Another result of capturing more data sooner is the ability for intelligent AI and machine learning systems to automate more of the routine decisioning that underwriters make. With machine learning you can build mortgagebots behind your consumer UI’s to handle the most routine, rote questions and automate responses and with AI you can mimic and continue to optimize the results of your best underwriters to ensure consistency of results across the enterprise. The real power of these systems is that they are constantly updating and learning so with every instances and response they will provide even better and more intelligent responses over time.

Blockchain Vs. eVault

Like so many of us in this business, because there are so many touch points and multiple people (both internally and externally) having to sign-off and agree on implementing something new, technology innovation, adoption and progress happens slowly in our space. But that does not preclude us for looking at the next shining object. Blockchain is one of those objects.  If we looked back in history within the mortgage space, the long list of hot technology buzzwords and acronyms that were once big news, are no longer even talked about.  

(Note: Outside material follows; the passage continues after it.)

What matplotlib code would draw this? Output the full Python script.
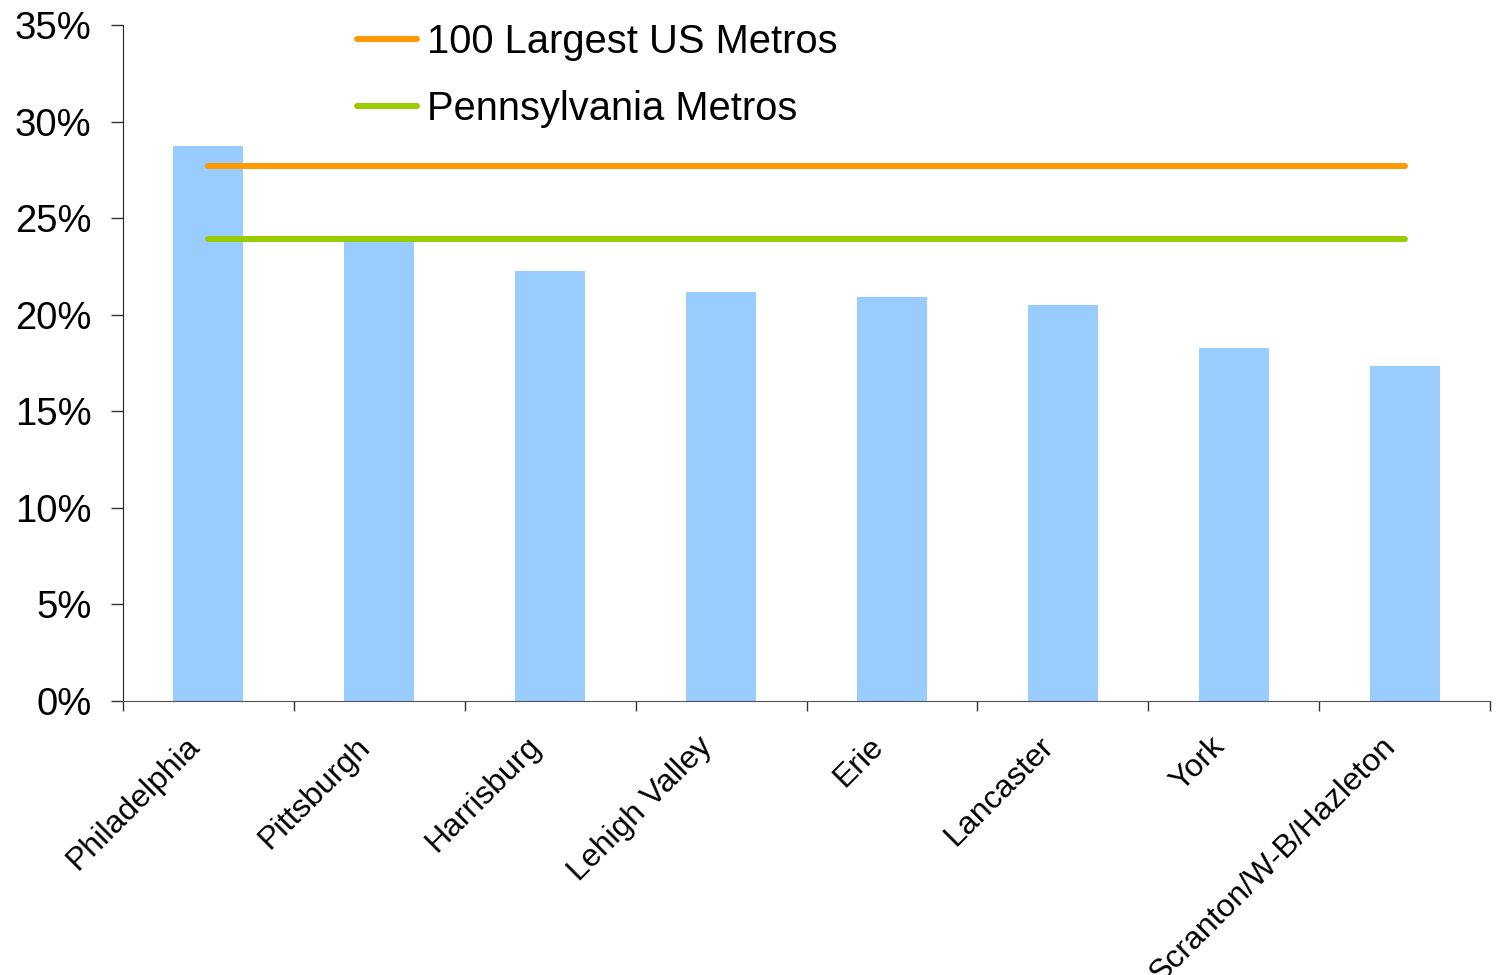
import matplotlib
matplotlib.use("Agg")
import matplotlib.pyplot as plt
import matplotlib.transforms as mtransforms
import numpy as np
from matplotlib.ticker import FuncFormatter, FixedLocator

categories = ["Philadelphia", "Pittsburgh", "Harrisburg", "Lehigh Valley", "Erie",
              "Lancaster", "York", "Scranton/W-B/Hazleton"]
values = [28.75, 23.9, 22.25, 21.2, 20.9, 20.5, 18.3, 17.35]
us_avg = 27.7
pa_avg = 23.9
ytick_vals = [0, 5, 10, 15, 20, 25, 30, 35]

plt.rcParams['font.family'] = ['Liberation Sans', 'DejaVu Sans']

fig = plt.figure(figsize=(14.97, 9.75), dpi=100)
ax = fig.add_axes([123/1497, 1-701/975, (1490-123)/1497, (701-25)/975])

x = np.arange(len(categories))
ax.bar(x, values, width=0.41, color="#99CCFF", zorder=2)
ax.plot([x[0], x[-1]], [us_avg, us_avg], color="#FF9900", lw=4.3,
        solid_capstyle='round', label="100 Largest US Metros", zorder=3)
ax.plot([x[0], x[-1]], [pa_avg, pa_avg], color="#99CC00", lw=4.3,
        solid_capstyle='round', label="Pennsylvania Metros", zorder=3)

ax.set_xlim(-0.5, len(categories) - 0.5)
ax.set_ylim(0, 35)
ax.set_yticks(ytick_vals)
ax.yaxis.set_major_formatter(FuncFormatter(lambda v, p: f"{v:.0f}%"))
ax.tick_params(axis='y', labelsize=27.5, length=8.6, width=1, pad=14, color='#333333')

ax.xaxis.set_major_locator(FixedLocator(np.arange(-0.5, len(categories), 1.0)))
ax.xaxis.set_minor_locator(FixedLocator(x))
ax.set_xticklabels([], minor=False)
labels = ax.set_xticklabels(categories, minor=True, rotation=45, ha='right',
                            rotation_mode='anchor', fontsize=23)
ax.tick_params(axis='x', which='major', length=7.5, width=1, color='#333333')
ax.tick_params(axis='x', which='minor', length=0, pad=22)
offset = mtransforms.ScaledTranslation(-24/100, 0, fig.dpi_scale_trans)
for lab in ax.xaxis.get_minorticklabels():
    lab.set_transform(lab.get_transform() + offset)

for s in ['top', 'right']:
    ax.spines[s].set_visible(False)
ax.spines['left'].set_color('#222222')
ax.spines['bottom'].set_color('#555555')

leg = ax.legend(loc='upper left', bbox_to_anchor=(357/1497, 1-23/975),
                bbox_transform=fig.transFigure, frameon=False, fontsize=28.75,
                handlelength=1.5, handletextpad=0.25, labelspacing=0.72,
                borderaxespad=0, borderpad=0)

fig.savefig("out.png", dpi=100)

The formation of MERS and the GSE’s embracing eMortgages eVaults have existed for some time and have the legal infrastructure to support capturing the full electronic chain of evidence of events to provide a full electronic date and time stamp audit of key milestones and transactions to prove compliance.  Early on and to this day many people only believe the reason you need an eVault is to support the secure registering of a SMARTDoc® eNote with MERS, but it can and should be to provide a full electronic accounting, tracking and evidence of consumer compliance across the entire mortgage process to protect against future audits or anyone contesting the legal validity of the loan downstream. From loan application to servicing. 

SMARTDocs® Vs Smart contracts. 

Blockchain is also held up as the “new” solution to ensure the security and sanctity of the data. But one of the real values of implementing intelligent SMARTDocs® today is that any data on the document can be authenticated, shared and secured (tampered sealed) down to the field level so why wait for a totally different technology when eVaults have the legal vetting and investor acceptance to solve that need today. 

Investors acceptance of eNotes
Yes.  We’ve been talking about an end to end paperless eMortgage process for years and the GSEs have been successfully promoting it, but Dear Investor Community, it’s time to step it up and accept eNotes already!  For those that do there is a lot of pent up demand with most of our clients still doing hybrids as they currently do not have an investor take-out to purchase eNotes.  But it’s coming soon and for those that are ready to step now, (price being the same) it’s going to hard for the Johnny-Come-Lately’s to participate because once that correspondent is electronically lock in and happy with the investor that worked with them to provide it sooner it’s going to be hard to come in later and displace them.

MISMO driving standards and adoption 

Finally, all the above would not make sense unless there was some sort of data standard that can capture and interpret the data in a common structure and terminology that makes sense to all systems across the mortgage manufacturing process that need to share and utilize it. MISMO has moved from being just a data standards group to now looking into how those standards can solve real business problems for lenders. Work groups like the Fee terminology, Doc Classifications, RON, Standard Closing Instruction Letter, Verifiable SMARTDoc® eNote, Third Party Risk Assessment, Electronic Evidence and the list goes on. All the trends and initiatives to above have incorporated MISMO to ensure the data, loan quality and most importantly compliance of the information that is shared across systems. 

Now that it appears at least for the time being that the CFPB has backed off from enforcement lenders have some time to take a collective breath and really look at doing some innovating and implementing technology strategically rather than the reactive and piecemeal approach to responding to the flurry of regs that have been inundating them for the last few years. Lenders only need to look at the rapid growth of a previous income tax technology company called Quicken to become the number one originator in the country to see how making it easier for consumers to do business with them Vs. the old, traditional, antiquated mortgage process to see who’s driving innovation and adoption in this space.